On Mon, 26 Nov 2007, Andrew Morton wrote:

> On Mon, 19 Nov 2007 10:53:40 -0500 (EST)
> Alan Stern <stern@...land.harvard.edu> wrote:
> 
> > This patch (as1015) reverts changes that were made to the driver core
> > about four years ago.  The intent back then was to avoid certain kinds
> > of invalid memory accesses by leaving kernel objects allocated as long
> > as any of their children were still allocated.  The original and
> > correct approach was to wait only as long as any children were still
> > _registered_; that's what this patch reinstates.
> 
> What happened with this?

As far as I know, it's on Greg's queue.

> > This fixes a problem in the SCSI core made visible by the class_device
> > to regular device conversion: A reference loop (scsi_device holds
> > reference to request_queue, which is the child of a gendisk, which is
> > the child of the scsi_device) prevents the data structures from being
> > released, even though they are deregistered okay.
> > 
> > It's possible that this change will cause a few bugs to surface,
> > things that have been hidden for several years.  They can be fixed
> > easily enough by having the child device take an explicit reference to
> > the parent whenever needed.
> > 
> 
> How will such bugs manifest?  Ideally via a nice printk and a stack trace
> followed by damage avoidance.

They will manifest in the same way as any other use-after-free bug: an 
oops message and either death of the current process or a system hang.

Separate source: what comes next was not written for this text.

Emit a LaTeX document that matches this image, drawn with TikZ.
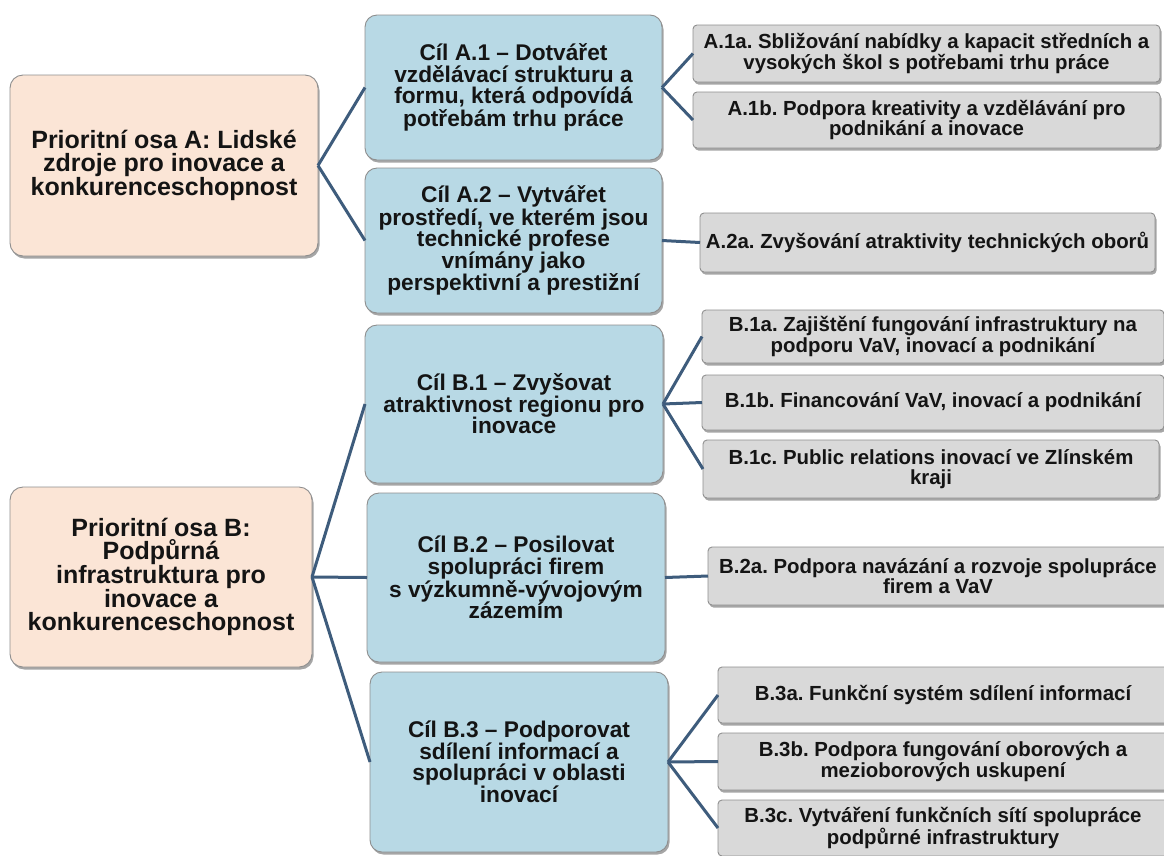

Obviously I'm not aware of any such bugs -- if I were, I'd fix them.  
Greg has expressed concern that some USB serial drivers might have this 
problem.  I'll do what testing I can (not much because I don't have any 
USB serial devices).

> If it's via a mysterious crash or something similarly obscure then can we
> improve that?

I can't think of anything offhand.  Maybe someone else can.